I met the kindest gentleman one day, while strolling through the spider daylilies at Oakes in Knoxville. It was one of Oakes' annual Open House days, when the Hem Society was in town. He noticed my close attention to the spiders and struck up a conversation, and I told him how wild I was for tall spiders and how unhappy I was that hybridization had gone in other directions that did not please me. I saw that I had found a kindred spirit. He was a tall, quiet man with an easy smile, wearing what I'd describe as "field clothing" including his trademark sun hat; and he was in no hurry. I liked him instantly. He introduced himself simply as Ned. I said, "Are you the Ned of 'Easy Ned'?" and he smiled and said yes. We talked for some time about daylilies and I realized he was a breeder; his intelligence and knowledge were obvious; but I was entirely ignorant of the name "Ned Roberts", or of his stature and many accomplishments---or that he was Dr. Ned Roberts. That's the kind of mild, unpretentious man he was. He met people with genuine interest and attention, without promoting himself.

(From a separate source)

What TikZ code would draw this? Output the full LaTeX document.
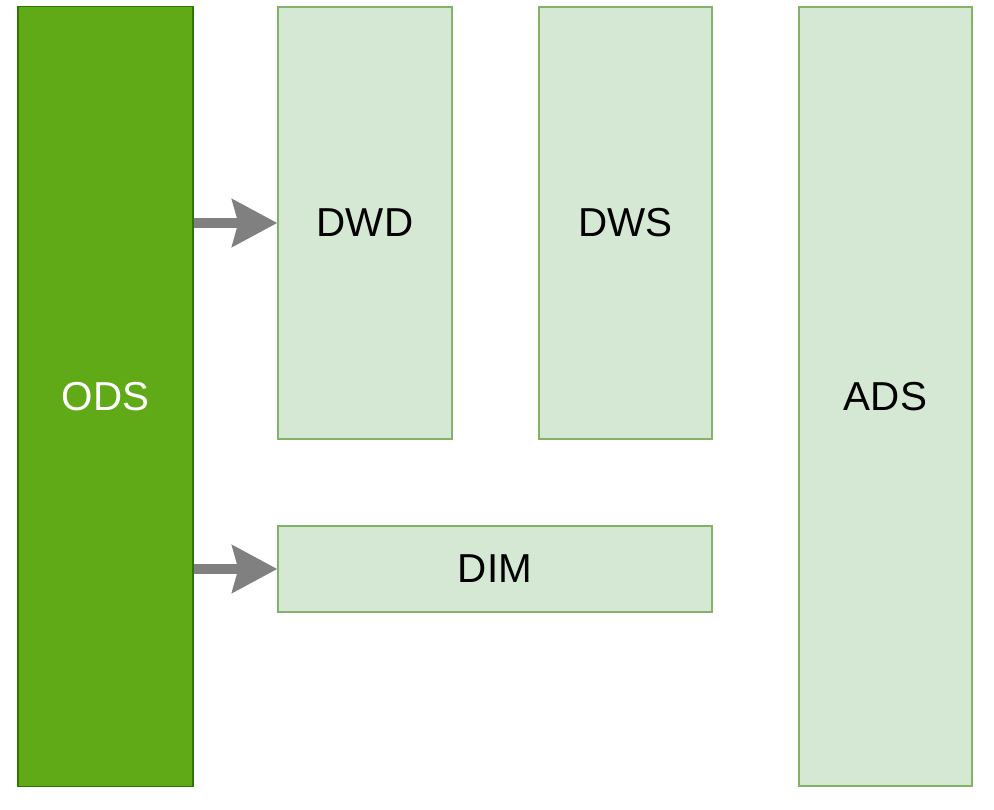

I was a busy housewife and mother who had driven four hours to Knoxville for what I called "my annual daylily pilgrimage". I never did get around to joining the Hem Society as Ned had urged me to; but miraculously, I met him again two years later----same time, same place. Neither of us had been back to Knoxville until then, and we both chose the same day and hour to visit the spider daylily bed. Lucky me. I was so glad to see him again.
I was heartily sorry to hear of Ned's passing. People can't live forever, but we needed a couple more decades of Ned Roberts. I'm sure he touched thousands of lives---in the way that people who are both kind and insightful do. How lucky all of us were who knew him, even if only for a short afternoon.
I greatly appreciate the family photos posted, allowing me to see those who were dearest to Ned. I will always remember him.